# Arena ideas/ question or two



## horselovinguy (Oct 1, 2013)

Minimum of 4 planks, not further than 10' spacing between those posts.

Cattle will push through anything their head can fit through if it doesn't "bite" them like barb wire does.
By me there are thousands of acres of cattle ranches with everything from babies to market ready steers, milk cows....everything in between.
All have barb wire fence to keep them in their place, at least 5 strands that I can see.
There is also a roping/sorting practice and competition arena a few miles away. Their fences appear to be high...livestock wire _*and*_ multiple planks combination. I have not been that close to it but would guess at least 5' high for the arena and the holding area is 6' high.

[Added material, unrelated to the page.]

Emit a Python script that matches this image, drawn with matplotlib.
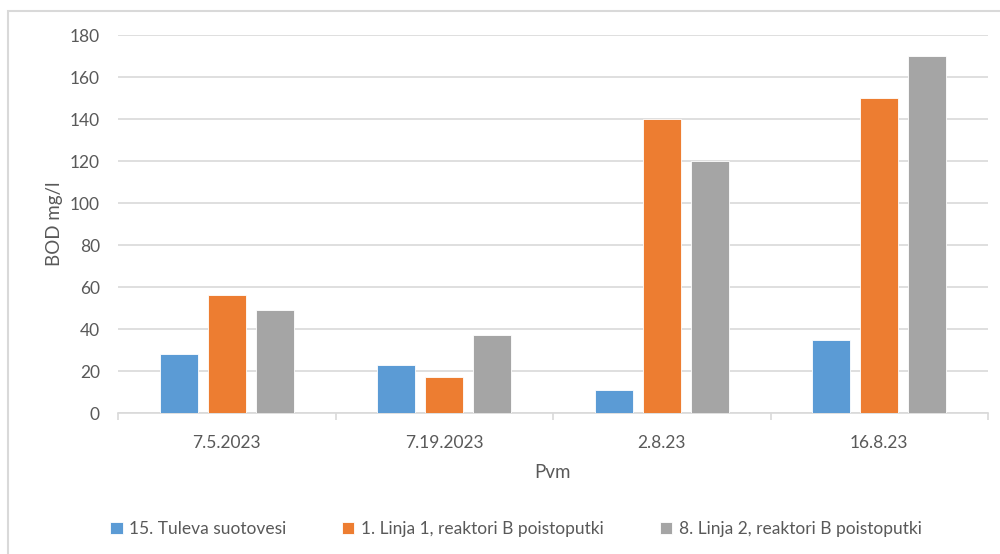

I would be more concerned with a horse jumping than a cow, but the cow pushing their way through.._.if the head fits so will the rest of the body.._

When I did a quick look-see on the internet, all recommendations are at least 6' tall for any type of training arena...then it gets more specific for species of animal and use of the arena.
Posts on a cattle arena many used 6" - 8" diameter or more or telephone poles sunk at least 3' in the ground or more. 
Everything I read mentioned having as little space between "boards" as possible so not seeing out was achieved...
There were many good sources with detailed information on arenas and sizing, layout of the arena and available for free...

Good luck.


----------



## Wallee (Mar 7, 2012)

Thanks! Think I will go with 4 rail then! And I might put 4x4 wire on it as well. I am going to use 8 foot post concreted 2 feet in the dirt


----------



## ropinbiker (Aug 3, 2012)

my roping arena is made out of the 4" square welded wire, it's 5' tall; that height has been good for riding colts in as well, however I start all of them and put 2 or 3 rides on them in my round pen, which is 6' tall; cows will jump over a barbed wire fence, if you push them too hard, once one jumps out(if one ever does) sell it asap, since it will jump out everytime you push them after that; to help prevent cows from trying to push through or jump over the fence, keep your alley 8' wide or less---they will be much easier to push and keep in line if you keep the alley smaller; my arena is a 140'X240' ; if you are going to rope, ensure you put the chute and boxes on the right side, about 1/3 or less from the right fence, and have your stripping chute straight in front of the chute to help the cows run straight;


----------



## Wallee (Mar 7, 2012)

Ropinbiker, you just have up the welded wire? No rails?
_Posted via Mobile Device_


----------



## ropinbiker (Aug 3, 2012)

The only rail I have is a top rail, but I only have it on the alley-way. I am probably going to put up a top rail one of these days.....that was the original plan, just too busy to build it; and, since this one is working, I may not ever get to it.


----------



## ropinbiker (Aug 3, 2012)

And, in the other 3 roping arenas I practice with friends at, none have a top rail, two are only field fence on the bottom with a smooth wire strand at about 5 foot.


----------



## Wallee (Mar 7, 2012)

Ropinbiker, any way you could send me a pic of your pen? I think I might want to build mine really similar!!!
_Posted via Mobile Device_


----------



## ropinbiker (Aug 3, 2012)

will do, may take a few days, too dang busy at work this week to get home and outside prior to dark....


----------



## Wallee (Mar 7, 2012)

ropinbiker said:


> will do, may take a few days, too dang busy at work this week to get home and outside prior to dark....


Thanks bud! Looking forward to seeing it!


----------



## Saddlebag (Jan 17, 2011)

I saw a nice set up. Posts pounded in every 8' then stiff panel, similar to rock guard were put up then a two x 6 above that. The panels are 4' high and the plank brings it up to 5'. The cattle respect this. Rock guard has about 6" squares, no larger and is about 3/16" thick - very strong, and galvanized.


----------



## Wallee (Mar 7, 2012)

Saddlebag, I had considered doing something similar to that! Still might, planning on starting on the next few weeks
_Posted via Mobile Device_


----------



## Katie Hitzfield (Jan 2, 2014)

My family has 250 head of cattle and a few buffalo. The best thing is woven wire fencing. You build your fence and then fill it in with woven wire…Just like This 

http://www.mcgillfence.com/files/High_Tensile_Fixed_Knot_Woven_Wire.jpg


----------



## Wallee (Mar 7, 2012)

Katie, that's what I am shooting for, something real similar to that!
_Posted via Mobile Device_


----------